According to a Bloomberg report, a Thai technology startup, Line Man Wongnai, backed by Singapore’s GIC, is evaluating an initial public offering (IPO) in either Hong Kong or New York amid declining investor confidence and limited fundraising opportunities in Thailand’s stock market.
The company, which offers food delivery, ride-hailing, and payment services, has postponed its previously planned listing on the Stock Exchange of Thailand (SET), while a decision on the venue for the abroad IPO is expected by the end of June, according to CEO Yod Chinsupakul.
Regulatory authorities and the local exchange have implemented measures such as easing listing criteria to retain growth-oriented firms. However, these initiatives have done little to counteract outflows of foreign capital, subdued equity prices, and disappointing domestic IPO results.
Line Man Wongnai’s CEO remarked that weakening economic conditions and political instability have further reduced the appeal of a domestic offering, and that prioritizing a listing in a more active foreign market would serve shareholders’ interests.

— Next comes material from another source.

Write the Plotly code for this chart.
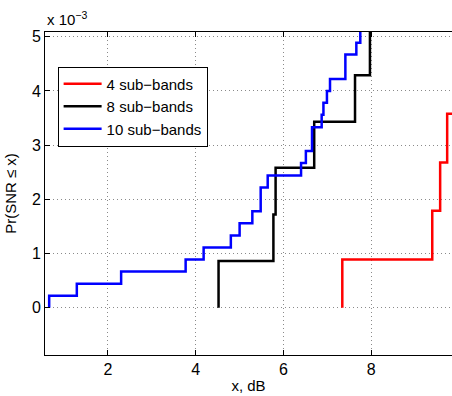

The company initially engaged banks to organize a public sale in Thailand in 2025, but has since suspended those arrangements to re-examine market conditions. Figures from Thailand’s stock exchange show IPO capital raised last year totaled THB 13 billion, marking the lowest volume since 2010. Thailand’s SET Index, the main bourse, was down 10% in 2025.
Thailand’s sluggish stock market recovery and its continued underperformance compared to other emerging markets have prompted an increasing number of firms to consider listing abroad for more robust capital and better valuations.
Last November, a similar story emerged as Bloomberg also reported that a Thai cryptocurrency exchange, Bitkub, was exploring the possibility of an IPO in Hong Kong as well, with the aim of raising approximately $200 million. The listing would mark a significant step toward the Hong Kong exchange’s goal of drawing more non-Chinese company listings.